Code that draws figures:
########################################

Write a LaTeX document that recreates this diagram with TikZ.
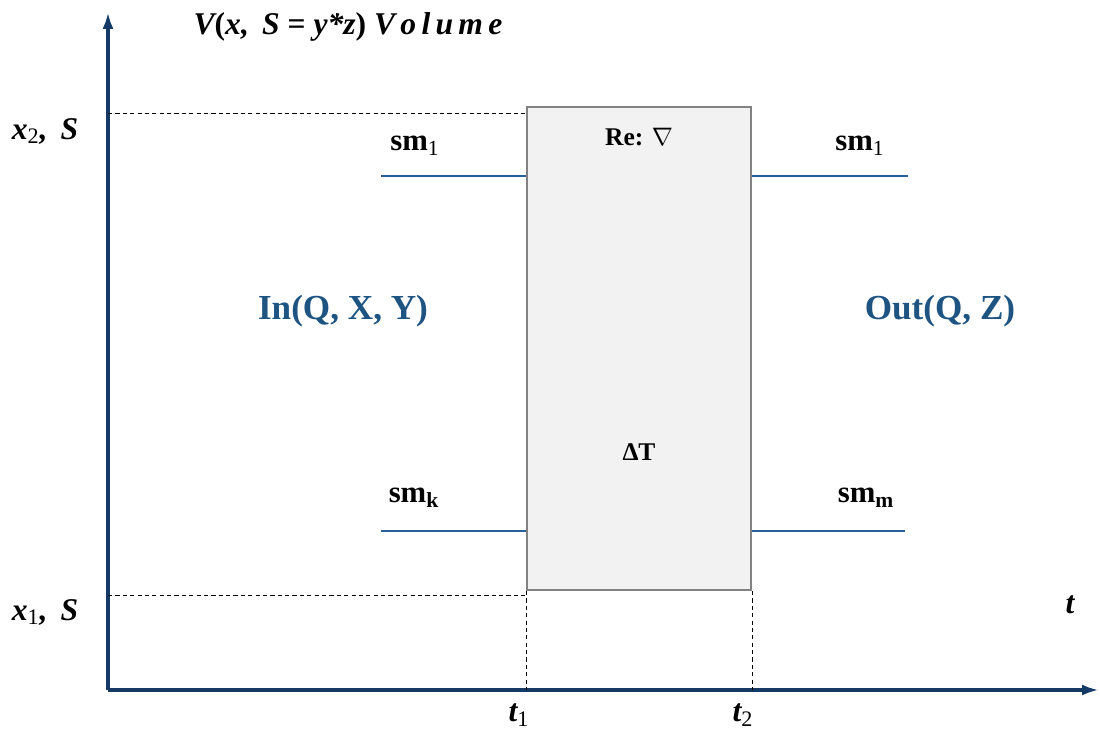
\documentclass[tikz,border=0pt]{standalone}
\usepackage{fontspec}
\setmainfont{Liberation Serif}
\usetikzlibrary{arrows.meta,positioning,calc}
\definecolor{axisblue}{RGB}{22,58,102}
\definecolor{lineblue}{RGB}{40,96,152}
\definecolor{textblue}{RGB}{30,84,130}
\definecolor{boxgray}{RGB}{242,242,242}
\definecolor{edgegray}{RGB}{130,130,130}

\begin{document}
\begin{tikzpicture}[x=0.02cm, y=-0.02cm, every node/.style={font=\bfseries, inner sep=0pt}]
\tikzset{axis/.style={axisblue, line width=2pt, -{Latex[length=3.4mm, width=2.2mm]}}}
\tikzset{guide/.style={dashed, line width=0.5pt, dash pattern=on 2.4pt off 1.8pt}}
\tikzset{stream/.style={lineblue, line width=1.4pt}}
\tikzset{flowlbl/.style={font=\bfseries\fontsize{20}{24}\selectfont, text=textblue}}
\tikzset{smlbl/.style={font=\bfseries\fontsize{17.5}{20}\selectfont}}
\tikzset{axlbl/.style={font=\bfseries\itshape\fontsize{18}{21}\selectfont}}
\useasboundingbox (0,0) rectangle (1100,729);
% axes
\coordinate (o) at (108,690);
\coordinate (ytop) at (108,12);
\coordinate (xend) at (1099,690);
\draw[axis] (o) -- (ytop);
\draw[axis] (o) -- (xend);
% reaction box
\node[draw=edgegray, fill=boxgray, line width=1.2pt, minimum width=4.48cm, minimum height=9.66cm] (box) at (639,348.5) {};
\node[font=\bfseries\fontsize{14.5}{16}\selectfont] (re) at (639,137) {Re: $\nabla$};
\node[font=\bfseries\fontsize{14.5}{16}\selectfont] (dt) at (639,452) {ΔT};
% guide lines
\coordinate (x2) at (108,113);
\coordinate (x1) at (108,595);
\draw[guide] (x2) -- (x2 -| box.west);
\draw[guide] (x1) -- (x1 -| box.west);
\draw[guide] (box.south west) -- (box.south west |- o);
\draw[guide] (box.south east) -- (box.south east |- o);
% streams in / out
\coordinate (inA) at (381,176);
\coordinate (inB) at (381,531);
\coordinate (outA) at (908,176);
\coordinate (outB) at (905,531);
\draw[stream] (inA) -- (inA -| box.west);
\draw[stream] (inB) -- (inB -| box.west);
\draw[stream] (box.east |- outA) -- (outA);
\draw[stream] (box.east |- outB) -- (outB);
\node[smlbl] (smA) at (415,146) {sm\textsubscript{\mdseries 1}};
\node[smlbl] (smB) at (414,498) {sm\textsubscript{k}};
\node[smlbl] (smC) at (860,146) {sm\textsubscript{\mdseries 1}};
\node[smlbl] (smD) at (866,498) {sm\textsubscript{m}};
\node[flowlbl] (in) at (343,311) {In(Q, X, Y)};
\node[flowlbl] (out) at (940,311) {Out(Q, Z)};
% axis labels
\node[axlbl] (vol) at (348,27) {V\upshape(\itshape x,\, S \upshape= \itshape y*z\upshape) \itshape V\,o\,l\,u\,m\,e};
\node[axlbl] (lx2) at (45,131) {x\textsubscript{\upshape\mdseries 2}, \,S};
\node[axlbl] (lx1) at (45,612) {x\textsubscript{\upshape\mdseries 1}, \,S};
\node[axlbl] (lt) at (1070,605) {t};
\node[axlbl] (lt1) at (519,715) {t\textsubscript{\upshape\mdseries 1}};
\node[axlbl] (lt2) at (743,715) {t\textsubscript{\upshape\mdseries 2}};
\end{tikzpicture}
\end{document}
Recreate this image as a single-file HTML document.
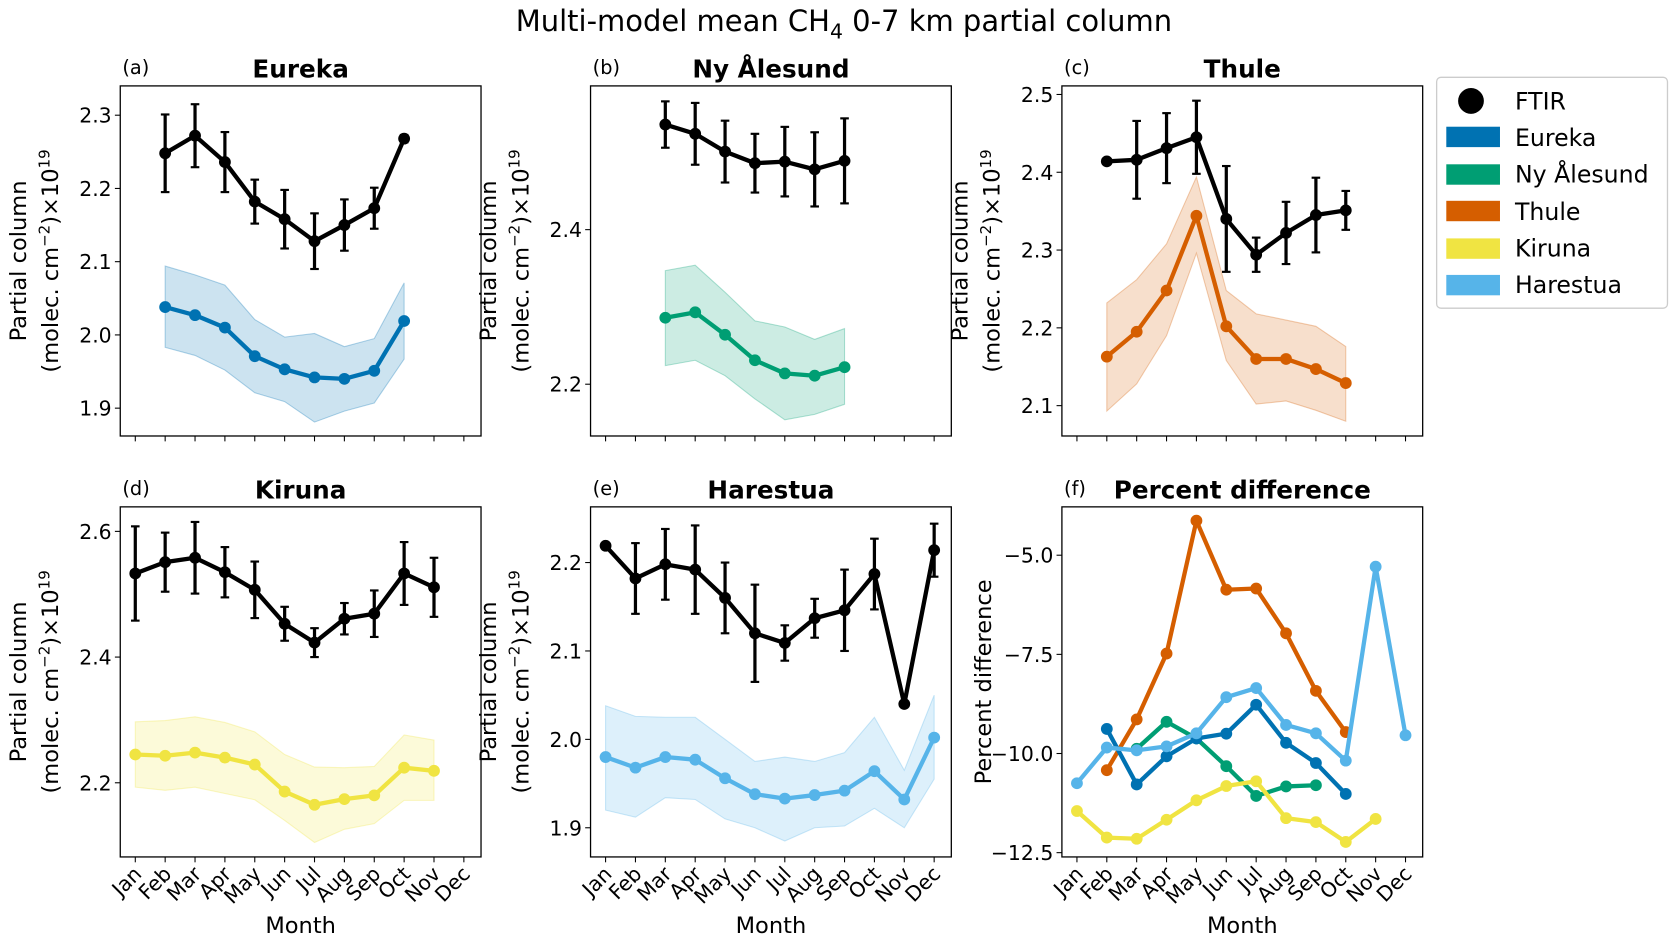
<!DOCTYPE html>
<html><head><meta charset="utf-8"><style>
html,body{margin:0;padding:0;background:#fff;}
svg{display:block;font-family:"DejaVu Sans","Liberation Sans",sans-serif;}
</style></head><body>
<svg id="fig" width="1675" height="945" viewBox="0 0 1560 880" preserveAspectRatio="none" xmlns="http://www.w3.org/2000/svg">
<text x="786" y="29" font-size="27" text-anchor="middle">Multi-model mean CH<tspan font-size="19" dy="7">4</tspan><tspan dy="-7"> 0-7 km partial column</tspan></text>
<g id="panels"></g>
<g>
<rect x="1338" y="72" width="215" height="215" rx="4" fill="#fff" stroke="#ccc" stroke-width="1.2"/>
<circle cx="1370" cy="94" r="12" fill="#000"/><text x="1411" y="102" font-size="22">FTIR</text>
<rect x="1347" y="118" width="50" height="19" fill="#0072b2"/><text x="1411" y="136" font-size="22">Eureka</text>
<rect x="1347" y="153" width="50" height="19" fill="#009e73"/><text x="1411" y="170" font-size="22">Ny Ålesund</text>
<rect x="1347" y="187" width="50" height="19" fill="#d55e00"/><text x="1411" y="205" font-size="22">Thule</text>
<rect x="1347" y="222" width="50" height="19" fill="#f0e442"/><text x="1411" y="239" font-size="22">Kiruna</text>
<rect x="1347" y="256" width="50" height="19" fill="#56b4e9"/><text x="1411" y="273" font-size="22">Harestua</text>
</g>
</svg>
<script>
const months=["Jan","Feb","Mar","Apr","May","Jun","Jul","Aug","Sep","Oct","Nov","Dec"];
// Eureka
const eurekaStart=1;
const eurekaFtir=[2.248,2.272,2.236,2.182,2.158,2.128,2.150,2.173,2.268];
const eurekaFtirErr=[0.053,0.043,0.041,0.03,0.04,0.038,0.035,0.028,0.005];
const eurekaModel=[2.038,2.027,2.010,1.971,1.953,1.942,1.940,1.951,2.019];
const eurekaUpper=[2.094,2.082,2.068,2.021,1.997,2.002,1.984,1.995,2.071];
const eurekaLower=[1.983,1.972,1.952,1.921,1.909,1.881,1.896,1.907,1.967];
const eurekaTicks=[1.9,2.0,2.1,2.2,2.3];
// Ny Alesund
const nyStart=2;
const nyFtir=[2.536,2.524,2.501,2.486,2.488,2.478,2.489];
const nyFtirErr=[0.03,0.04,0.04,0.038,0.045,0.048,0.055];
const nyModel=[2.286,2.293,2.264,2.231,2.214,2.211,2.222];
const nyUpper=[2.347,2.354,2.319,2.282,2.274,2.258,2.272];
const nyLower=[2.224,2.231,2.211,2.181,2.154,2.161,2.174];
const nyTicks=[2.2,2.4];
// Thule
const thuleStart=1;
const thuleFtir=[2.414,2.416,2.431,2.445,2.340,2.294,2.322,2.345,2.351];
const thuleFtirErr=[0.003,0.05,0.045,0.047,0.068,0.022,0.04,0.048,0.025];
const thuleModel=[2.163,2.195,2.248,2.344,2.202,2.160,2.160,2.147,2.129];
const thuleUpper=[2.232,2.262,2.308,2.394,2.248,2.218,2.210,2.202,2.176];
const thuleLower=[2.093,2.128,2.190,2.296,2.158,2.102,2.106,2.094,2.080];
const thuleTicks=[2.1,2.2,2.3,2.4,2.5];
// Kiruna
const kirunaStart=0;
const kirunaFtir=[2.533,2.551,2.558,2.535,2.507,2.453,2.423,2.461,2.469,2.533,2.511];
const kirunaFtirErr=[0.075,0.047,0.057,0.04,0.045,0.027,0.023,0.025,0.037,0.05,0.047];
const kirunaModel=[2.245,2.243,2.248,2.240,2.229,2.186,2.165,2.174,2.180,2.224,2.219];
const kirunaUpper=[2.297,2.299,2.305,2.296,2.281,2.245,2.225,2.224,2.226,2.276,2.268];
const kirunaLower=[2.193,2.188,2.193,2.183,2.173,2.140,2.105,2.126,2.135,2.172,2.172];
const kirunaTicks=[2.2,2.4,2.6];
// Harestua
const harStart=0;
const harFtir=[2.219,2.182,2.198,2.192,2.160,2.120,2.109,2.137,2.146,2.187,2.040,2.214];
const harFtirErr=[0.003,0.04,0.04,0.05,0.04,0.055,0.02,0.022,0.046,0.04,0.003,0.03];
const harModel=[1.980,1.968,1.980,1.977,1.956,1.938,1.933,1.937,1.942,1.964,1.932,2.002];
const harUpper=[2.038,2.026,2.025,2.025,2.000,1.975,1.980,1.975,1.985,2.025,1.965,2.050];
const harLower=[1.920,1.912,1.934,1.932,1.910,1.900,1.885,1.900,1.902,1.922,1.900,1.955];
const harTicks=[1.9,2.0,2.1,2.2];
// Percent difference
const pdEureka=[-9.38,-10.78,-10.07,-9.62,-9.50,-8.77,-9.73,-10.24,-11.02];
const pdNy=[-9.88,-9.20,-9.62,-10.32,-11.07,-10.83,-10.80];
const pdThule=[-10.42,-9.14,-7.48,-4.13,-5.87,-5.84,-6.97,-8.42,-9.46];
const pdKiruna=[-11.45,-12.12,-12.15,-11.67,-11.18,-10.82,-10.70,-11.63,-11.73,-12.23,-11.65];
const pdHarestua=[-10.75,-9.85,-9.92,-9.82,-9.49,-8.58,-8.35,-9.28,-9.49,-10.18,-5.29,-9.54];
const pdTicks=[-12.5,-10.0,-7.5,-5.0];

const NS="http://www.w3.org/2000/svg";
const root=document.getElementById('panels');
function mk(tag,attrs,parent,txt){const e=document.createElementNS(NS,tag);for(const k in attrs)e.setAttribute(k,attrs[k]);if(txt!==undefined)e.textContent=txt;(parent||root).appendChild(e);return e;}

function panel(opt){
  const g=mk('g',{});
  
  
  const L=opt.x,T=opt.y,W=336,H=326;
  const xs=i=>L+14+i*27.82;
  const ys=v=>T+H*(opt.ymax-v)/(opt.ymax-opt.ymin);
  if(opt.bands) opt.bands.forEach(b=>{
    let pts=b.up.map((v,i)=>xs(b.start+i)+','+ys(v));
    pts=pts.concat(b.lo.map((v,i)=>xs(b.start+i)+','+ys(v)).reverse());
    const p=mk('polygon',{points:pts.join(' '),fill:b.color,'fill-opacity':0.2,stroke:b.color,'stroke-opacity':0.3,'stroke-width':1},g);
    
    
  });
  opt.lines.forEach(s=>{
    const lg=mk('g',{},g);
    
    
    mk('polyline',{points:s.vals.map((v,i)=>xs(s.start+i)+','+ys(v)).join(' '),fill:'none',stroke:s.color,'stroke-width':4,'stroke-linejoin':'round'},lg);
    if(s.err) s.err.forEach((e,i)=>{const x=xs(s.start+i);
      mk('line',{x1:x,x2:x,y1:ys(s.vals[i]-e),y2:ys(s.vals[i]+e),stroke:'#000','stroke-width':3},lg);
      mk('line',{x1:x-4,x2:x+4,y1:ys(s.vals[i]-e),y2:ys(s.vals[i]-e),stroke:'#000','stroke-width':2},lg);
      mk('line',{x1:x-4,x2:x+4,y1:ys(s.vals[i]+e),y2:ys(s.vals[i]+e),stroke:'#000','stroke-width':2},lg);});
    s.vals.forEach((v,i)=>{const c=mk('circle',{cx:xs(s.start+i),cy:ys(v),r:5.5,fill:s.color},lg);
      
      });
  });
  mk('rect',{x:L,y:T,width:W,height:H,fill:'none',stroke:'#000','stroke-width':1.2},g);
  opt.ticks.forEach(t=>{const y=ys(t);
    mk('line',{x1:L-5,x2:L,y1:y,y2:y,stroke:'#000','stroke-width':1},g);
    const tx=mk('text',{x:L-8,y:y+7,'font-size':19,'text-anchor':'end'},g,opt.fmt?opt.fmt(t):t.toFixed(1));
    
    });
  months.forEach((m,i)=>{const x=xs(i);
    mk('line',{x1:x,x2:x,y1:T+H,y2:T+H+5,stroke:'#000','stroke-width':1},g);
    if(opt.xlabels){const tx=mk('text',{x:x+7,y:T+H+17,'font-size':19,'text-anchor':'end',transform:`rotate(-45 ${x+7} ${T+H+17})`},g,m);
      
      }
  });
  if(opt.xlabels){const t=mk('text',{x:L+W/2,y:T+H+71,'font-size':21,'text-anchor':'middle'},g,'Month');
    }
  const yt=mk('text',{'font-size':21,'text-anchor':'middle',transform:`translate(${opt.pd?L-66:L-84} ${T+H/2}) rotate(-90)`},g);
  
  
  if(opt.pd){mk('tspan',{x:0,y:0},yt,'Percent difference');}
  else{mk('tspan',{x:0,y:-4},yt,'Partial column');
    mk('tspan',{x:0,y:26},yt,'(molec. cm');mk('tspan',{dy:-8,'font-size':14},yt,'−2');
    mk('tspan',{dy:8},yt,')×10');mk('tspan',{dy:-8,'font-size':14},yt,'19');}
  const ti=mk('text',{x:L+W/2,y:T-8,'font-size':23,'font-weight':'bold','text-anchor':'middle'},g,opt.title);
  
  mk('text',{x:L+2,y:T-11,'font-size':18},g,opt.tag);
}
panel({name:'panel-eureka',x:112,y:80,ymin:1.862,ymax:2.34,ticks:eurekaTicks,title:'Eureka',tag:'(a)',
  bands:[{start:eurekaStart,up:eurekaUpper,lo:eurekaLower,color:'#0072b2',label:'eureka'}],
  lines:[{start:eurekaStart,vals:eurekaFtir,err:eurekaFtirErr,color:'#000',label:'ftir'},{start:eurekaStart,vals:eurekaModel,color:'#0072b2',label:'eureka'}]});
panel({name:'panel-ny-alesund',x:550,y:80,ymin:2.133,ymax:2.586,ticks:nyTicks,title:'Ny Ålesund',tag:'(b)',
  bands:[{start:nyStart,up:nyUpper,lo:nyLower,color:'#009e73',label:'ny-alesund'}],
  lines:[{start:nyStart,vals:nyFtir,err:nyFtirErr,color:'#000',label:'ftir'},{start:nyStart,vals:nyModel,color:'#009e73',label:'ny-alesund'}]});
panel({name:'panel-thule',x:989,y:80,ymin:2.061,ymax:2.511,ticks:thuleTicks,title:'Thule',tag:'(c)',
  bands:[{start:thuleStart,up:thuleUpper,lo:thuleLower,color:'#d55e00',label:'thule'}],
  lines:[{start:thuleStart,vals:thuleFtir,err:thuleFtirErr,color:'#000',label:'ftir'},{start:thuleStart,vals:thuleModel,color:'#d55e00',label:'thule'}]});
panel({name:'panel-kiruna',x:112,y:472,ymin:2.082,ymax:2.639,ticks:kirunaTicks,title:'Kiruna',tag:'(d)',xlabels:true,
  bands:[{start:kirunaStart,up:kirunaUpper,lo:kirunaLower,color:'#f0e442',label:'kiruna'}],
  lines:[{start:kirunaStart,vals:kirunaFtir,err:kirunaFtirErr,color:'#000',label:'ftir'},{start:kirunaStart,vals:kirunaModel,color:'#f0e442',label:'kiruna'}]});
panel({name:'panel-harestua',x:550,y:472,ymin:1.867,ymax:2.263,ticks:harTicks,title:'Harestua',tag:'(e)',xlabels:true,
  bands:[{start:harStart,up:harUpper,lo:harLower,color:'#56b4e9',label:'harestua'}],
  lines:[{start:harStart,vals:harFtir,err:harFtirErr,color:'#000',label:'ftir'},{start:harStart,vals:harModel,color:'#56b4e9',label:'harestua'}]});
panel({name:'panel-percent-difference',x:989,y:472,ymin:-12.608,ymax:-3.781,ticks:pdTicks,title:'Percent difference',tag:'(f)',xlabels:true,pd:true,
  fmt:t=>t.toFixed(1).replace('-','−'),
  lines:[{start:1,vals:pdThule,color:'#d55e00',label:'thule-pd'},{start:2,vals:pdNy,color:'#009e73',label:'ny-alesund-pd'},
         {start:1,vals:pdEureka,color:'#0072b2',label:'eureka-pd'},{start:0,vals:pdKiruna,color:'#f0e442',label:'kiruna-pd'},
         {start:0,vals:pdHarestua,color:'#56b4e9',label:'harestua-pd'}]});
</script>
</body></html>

########################################

Short task -
Select, from the listing, all lines that include the word "this".

Task answer -
Write a LaTeX document that recreates this diagram with TikZ.
Recreate this image as a single-file HTML document.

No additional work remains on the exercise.